5.1 RBM : Restricted Boltzmann Machine (RBM)

  • Introduction : RBMs are two layered NN with generative capabilities, that have the ability to learn a prob dist over its input. RBMs can be used for dimensionality reduction, classification, regression, and so on.

  • Architecture : Two layers — one input layer and one hidden layer. Unlike a Boltzmann Machine where units in the same layer are connected, in an RBM there are no intra-layer connections (it is restricted in this sense).

  • Training : Trained with Gibbs Sampling — a stochastic algorithm that draws a sequence of samples from the joint distribution of two or more random variables (Unsupervised Learning).

  • The training intuition: feed the input forward, run the activations backward to reconstruct it, and minimize the difference between the reconstruction and the input — much like an autoencoder.

    1. forward : $ y_{out} = \sigma (wx + b)$

    2. backward (reconstruct the input) : $ y_{recon} = y_{out} x + b$

    3. KL Divergence can be considered as the reconstruction error: $ KL(x|y_{recon}) $

    4. Reduce KLD in iterative manner : common training algorithms for RBMs approximate the log-likelihood gradient given some data and perform gradient ascest on these approximations.(Gibbs Sampling)




5.2 DBN : Deep Belief Network

  • Architecture : Multiple RBMs can also be stacked and can be fine tuned through the process of gradient descent and backpropagation.

  • Train : Once the first RBM is trained, its parameters are frozen and a second RBM is trained using the hidden units of the first as input.

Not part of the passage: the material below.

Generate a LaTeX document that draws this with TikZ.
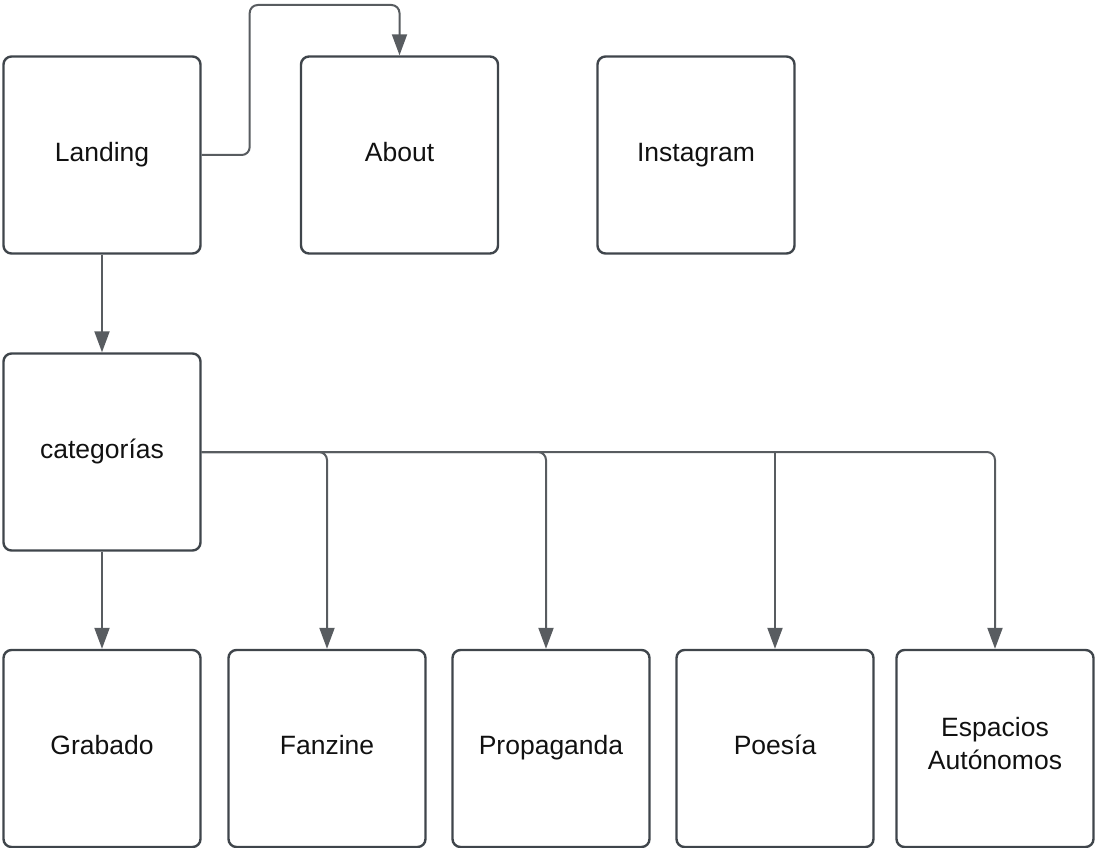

The full DBN stack can then be fine-tuned with gradient descent and backpropagation.

  • DBNs drew attention not so much because they modeled the joint probability well, but because using a DBN to pretrain another DNN mitigated overfitting and improved downstream performance.

  • However, with enough data, random initialization is known to outperform DBN-based weight initialization, so DBNs are rarely used in practice today.